Definable compactness of $X$ means that any $M$-definable curve in $X$ is completable.
(a curve in $X$ is a $M$-definable continuous embedding $f: (a,b) \rightarrow X$).
It is said to be completable if $\lim_{x\rightarrow a^{+}}f(x)$ and
$\lim_{x\rightarrow b^{-}}f(x)$ exists.)
When it shows that any definably compact subset $X \in M^n$ is bounded I've got
the feeling that its proof is very complicated. I might be doing something wrong
but I've got the feeling that this proof can be done much more easily.

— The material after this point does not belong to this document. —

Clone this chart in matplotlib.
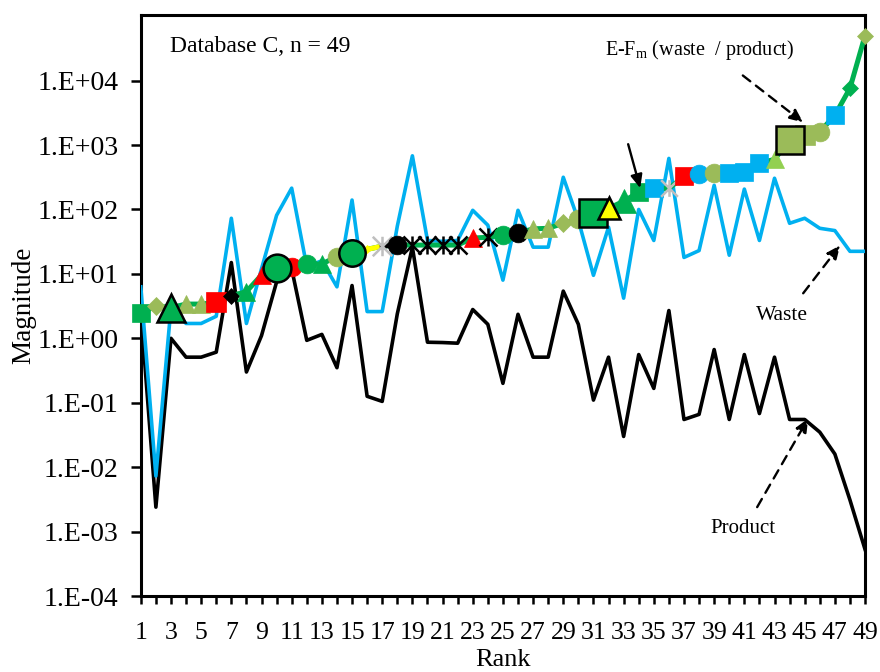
import numpy as np
import matplotlib
matplotlib.use("Agg")
import matplotlib.pyplot as plt
from matplotlib.path import Path
from matplotlib.ticker import FixedLocator, FuncFormatter

plt.rcParams['font.family'] = ['Liberation Serif', 'DejaVu Serif']
plt.rcParams['mathtext.fontset'] = 'custom'
plt.rcParams['mathtext.rm'] = 'Liberation Serif'
plt.rcParams['mathtext.it'] = 'Liberation Serif:italic'

# ---------------- data ----------------
ranks = list(range(1, 50))

product = [2.6, 0.0024, 1.0, 0.51, 0.51, 0.61, 15, 0.30, 1.1, 7.5,
           12, 0.93, 1.15, 0.35, 6.6, 0.126, 0.105, 2.4, 26, 0.87,
           0.86, 0.84, 2.8, 1.65, 0.20, 2.36, 0.51, 0.51, 5.4, 1.65,
           0.11, 0.51, 0.030, 0.56, 0.167, 2.7, 0.055, 0.066, 0.67, 0.055,
           0.56, 0.068, 0.51, 0.055, 0.055, 0.035, 0.016, 0.0031, 0.00053]

waste = [6.3, 0.0073, 3.0, 1.7, 1.7, 2.2, 73, 1.7, 12, 81,
         214, 13, 16, 6.3, 140, 2.6, 2.6, 55, 680, 33,
         32, 33, 97, 57, 8, 97, 26, 26, 316, 68,
         9.5, 53, 4.2, 100, 33, 620, 18, 23, 237, 19.5,
         207, 33, 305, 61, 73, 51, 47, 22.4, 22.4]

efm = [2.45, 3.2, 3.0, 3.4, 3.4, 3.6, 4.6, 5.3, 9.6, 12.2,
       12.7, 14, 14.3, 18.5, 21, 24, 27, 28, 28, 28,
       28, 28, 36, 37, 40, 43, 50, 51, 61, 70,
       87, 104, 134, 185, 212, 212, 325, 350, 365, 365,
       380, 520, 600, 1190, 1420, 1600, 2900, 7600, 50000]

xtick_labels = [str(r) for r in range(1, 50, 2)]
ytick_exponents = list(range(-4, 5))

# ---------------- styles ----------------
G = '#00B050'; O = '#9BBB59'; R = '#FF0000'; B = '#00B0F0'
K = '#000000'; Y = '#FFFF00'; LG = '#92D050'; GR = '#BFBFBF'

ast = Path([(0, -1), (0, 1), (-1, -1), (1, 1), (-1, 1), (1, -1)],
           [Path.MOVETO, Path.LINETO, Path.MOVETO, Path.LINETO,
            Path.MOVETO, Path.LINETO])

N = 13.5   # normal marker size
BIG = 20   # big outlined marker size
DM = 9.5   # diamond size
# (marker, color, size, black edge)
styles = [
    ('s', G, N, False), ('D', O, DM, False), ('^', G, BIG, True),
    ('^', O, N, False), ('^', O, N, False), ('s', R, N + 1, False),
    ('D', K, DM - 1, False), ('^', G, N, False), ('^', R, N, False),
    ('o', G, BIG, True), ('o', R, N, False), ('o', G, N, False),
    ('^', G, N, False), ('o', O, N, False), ('o', G, BIG - 1, True),
    ('D', Y, 4.5, False), (ast, GR, 14, False), ('o', K, N, False),
    (ast, K, 13, False), (ast, K, 13, False), (ast, K, 13, False),
    (ast, K, 13, False), ('^', R, N, False), (ast, K, 13, False),
    ('o', G, N, False), ('o', K, N, False), ('^', O, N, False),
    ('^', O, N, False), ('D', O, DM, False), ('o', O, N, False),
    ('s', G, BIG, True), ('^', Y, 16, True), ('^', G, 17, False),
    ('s', G, N, False), ('s', B, N, False), (ast, GR, 12, False),
    ('s', R, N, False), ('o', B, N, False), ('o', O, N, False),
    ('s', B, N, False), ('s', B, N, False), ('s', B, N, False),
    ('^', LG, N, False), ('s', O, BIG, True), ('s', O, 15, False),
    ('o', O, N, False), ('s', B, N, False), ('D', G, DM - 1, False),
    ('D', O, DM - 1, False),
]

seg_colors = {15: Y, 16: Y, 17: K}  # segment from rank i to i+1

# ---------------- figure ----------------
fig = plt.figure(figsize=(8.8, 6.72), dpi=100)
ax = fig.add_axes([0.160, 0.113, 0.823, 0.865])

ax.plot(ranks, product, color='black', lw=2.6, zorder=2)
ax.plot(ranks, waste, color=B, lw=2.6, zorder=3)
ax.plot(ranks, efm, color=G, lw=3.6, zorder=4)
for i, c in seg_colors.items():
    ax.plot(ranks[i-1:i+1], efm[i-1:i+1], color=c, lw=3.6, zorder=4.5)

for r, v, (m, c, s, edge) in zip(ranks, efm, styles):
    if m is ast:
        ax.plot([r], [v], marker=m, markersize=s, markeredgecolor=c,
                markerfacecolor='none', markeredgewidth=1.8,
                linestyle='none', zorder=5, clip_on=False)
    else:
        ax.plot([r], [v], marker=m, markersize=s, markerfacecolor=c,
                markeredgecolor='black' if edge else c,
                markeredgewidth=1.8 if edge else 0.5,
                linestyle='none', zorder=6 if edge else 5, clip_on=False)

ax.set_yscale('log')
ax.set_ylim(1e-4, 1.05e5)
ax.set_xlim(1, 49)

ax.yaxis.set_major_locator(FixedLocator([10.0**e for e in ytick_exponents]))
ax.yaxis.set_minor_locator(FixedLocator([]))
ax.yaxis.set_major_formatter(FuncFormatter(
    lambda v, p: "1.E%+03d" % int(round(np.log10(v)))))
ax.xaxis.set_major_locator(FixedLocator(list(range(1, 50, 2))))
ax.set_xticklabels(xtick_labels)
ax.xaxis.set_minor_locator(FixedLocator(list(range(2, 50, 2))))

for sp in ax.spines.values():
    sp.set_linewidth(2.2)
    sp.set_color('black')
ax.tick_params(axis='both', which='both', direction='out', width=1.8,
               colors='black')
ax.tick_params(axis='y', length=7, pad=9, labelsize=20)
ax.tick_params(axis='x', which='both', length=6, pad=13, labelsize=18.5)

ax.set_xlabel('Rank', fontsize=19, labelpad=3)
ax.set_ylabel('Magnitude', fontsize=19.5, labelpad=1)

ax.text(0.040, 0.945, 'Database C, n = 49', transform=ax.transAxes,
        fontsize=17, ha='left', va='center')
ax.text(0.772, 0.940, r'E-F$_\mathrm{m}$ (waste  / product)',
        transform=ax.transAxes, fontsize=14.5, ha='center', va='center')
ax.text(0.885, 0.482, 'Waste', transform=ax.transAxes,
        fontsize=15.5, ha='center', va='center')
ax.text(0.831, 0.117, 'Product', transform=ax.transAxes,
        fontsize=15, ha='center', va='center')

dash = dict(arrowstyle='-|>,head_length=0.8,head_width=0.35', color='black',
            lw=1.7, linestyle=(0, (4, 3)), shrinkA=0, shrinkB=0)
solid = dict(arrowstyle='-|>,head_length=0.8,head_width=0.35', color='black',
             lw=1.7, shrinkA=0, shrinkB=0)
ax.annotate('', xy=(44.9, 2240), xytext=(40.9, 12000), arrowprops=dash, zorder=7)
ax.annotate('', xy=(34.1, 214), xytext=(33.3, 1030), arrowprops=solid, zorder=7)
ax.annotate('', xy=(47.35, 27.8), xytext=(44.9, 5.0), arrowprops=dash, zorder=7)
ax.annotate('', xy=(45.23, 0.057), xytext=(41.85, 0.0024), arrowprops=dash, zorder=7)

fig.savefig('out.png', dpi=100)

Here is how it goes: it first shows that definable compactness is preserved under
projection on the k first coordinates.
Then it proceeds by induction.
let's assume that any definably compact subset $X \in M^n$ is bounded.
Let $X \in M^{n+1}$, then as $p(X)$ is definably compact (by preservation of
definable compactness under projection), it is by induction bounded ($p$ is the
projection onto the $n$ first coordinates).
So the first $n$ coordinates of X are bounded.
Now why can't we also say the projection of X onto his last n coordinates is
definably compact (by preservation of definable compactness under projection),
it is by induction bounded.
So the last n coordinates of X are bounded.
So X is bounded.
(for the proof of "Let $S \in M^n$ be definably compact and let $p : M^n \rightarrow M^k$
be a projection map. Then p(S) is definably compact." is the following:
By induction, it suffices to show that if $S \in M^{n+1}$ is definably
compact then p(S), where $p: M^{n+1} \rightarrow M^n$ denotes projection onto the
first n coordinates, is definably compact as well. For a contradiction, assume
not. Then there is a definable continuous embedding $f: (a, b) \rightarrow p(S)$
such that,say, f does not have a right-hand limit point in $p(S)$. By
o-minimality, for every $a \in p(S)$, the set $S_a = \{b \in M : (a, b) \in S\}$ is the union of
finitely many intervals. Since S is definably compact, $S_a$ is closed and bounded.
Let m(a) be the least element of $S_a$. We now define $g: (a, b) \rightarrow S$ by
$g(x) = (f(x),m(f(x))$. It follows that g does not have a right-hand limit
point in S since f does not have one in $p(S)$, a contradiction.)